A culpa é das elites
Blog "O Jumento" ; Lisboa" ; 16/10/2007
Os portugueses têm uma visão hierárquica da culpa, o culpado de tudo é sempre do que está por cima, se alguém não faz o que deve, desde o cantoneiro ao enfermeiro, o culpado é o chefe superior e assim sucessivamente até ao primeiro-ministro, excluindo-se desta selecção o Presidente da República de quem se espera que confirme que sim senhor, o culpado é mesmo o primeiro-ministro. Tivemos ditadores que não ousamos derrubar e governos que elegemos, mas os culpados foram sempre os que nos governaram.
O empresário faliu? A culpa foi do gestor, no dia seguinte o gestor junta-se aos trabalhadores na afirmação de que a culpa foi do ministro que não ajudou. A produtividade era baixa? A culpa é do ministro do Trabalho que não promoveu a formação profissional. A qualificação profissional não era grande coisa? A culpa é da ministra da Educação. Os produtos chineses são mais baratos? A culpa é do ministro da Economia que não soube impor barreiras tarifárias em Bruxelas.
E como os governos são constituídos pelas elites a culpa é das elites.
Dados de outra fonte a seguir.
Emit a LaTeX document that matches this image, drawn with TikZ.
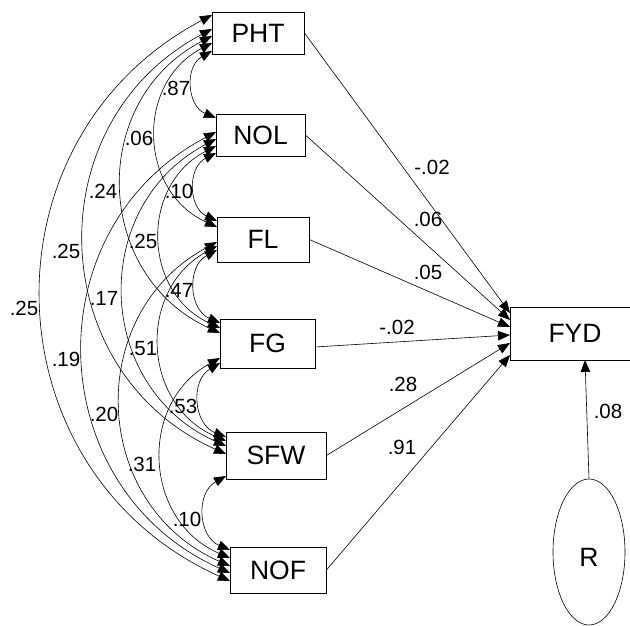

Somos incultos? A culpa é das elites culturais. Somos mal governados? A culpa é das elites políticas. Temos maus resultados desportivos? A culpa é das elites desportivas. O partido perde eleições? A culpa é das elites do partido. As elites são as culpadas de todos os males, tornam-se o alvo das nossas frustrações.
Somos um povo de cidadãos inimputáveis, ninguém é culpado de nada, as elites é que nos tramam. Ninguém foge ao fisco, a DGCI é que não cobra. Ninguém leva o cão a defecar na rua, a câmara é que não limpa, ninguém se balda no trabalho, o gestor é que é incapaz. Ninguém se esquece de acompanhar os filhos na escola, o professor é que é fraco.
A verdade é que os portugueses têm as elites que merecem e de pouco lhes vai valer vingarem-se nelas. Somos contra elites até porque temos inveja de todos os que são bem sucedido, descobrimos sempre uma boa razão para os que falham e um comportamento criminoso para justificar o sucesso alheio, se não tivermos argumentos recorremos ao azar se formos ateus e à determinação divina se formos crentes.
Não só temos as elites que merecemos como temos as elites que promovemos. Somos um país onde os bons alunos são acusados de marrões, onde os que defendem a mudança são acusados de excesso de protagonismo, onde os mais criativos são apelidados de doidos. Somos um país onde temos medo que o vizinho progrida, tudo fazemos para impor a mediania colectiva.
No fim chegamos sempre à conclusão de que a culpa são das elites. É verdade, temos umas elites da treta, mas são as elites que desejámos, são, portanto, as elites que merecemos.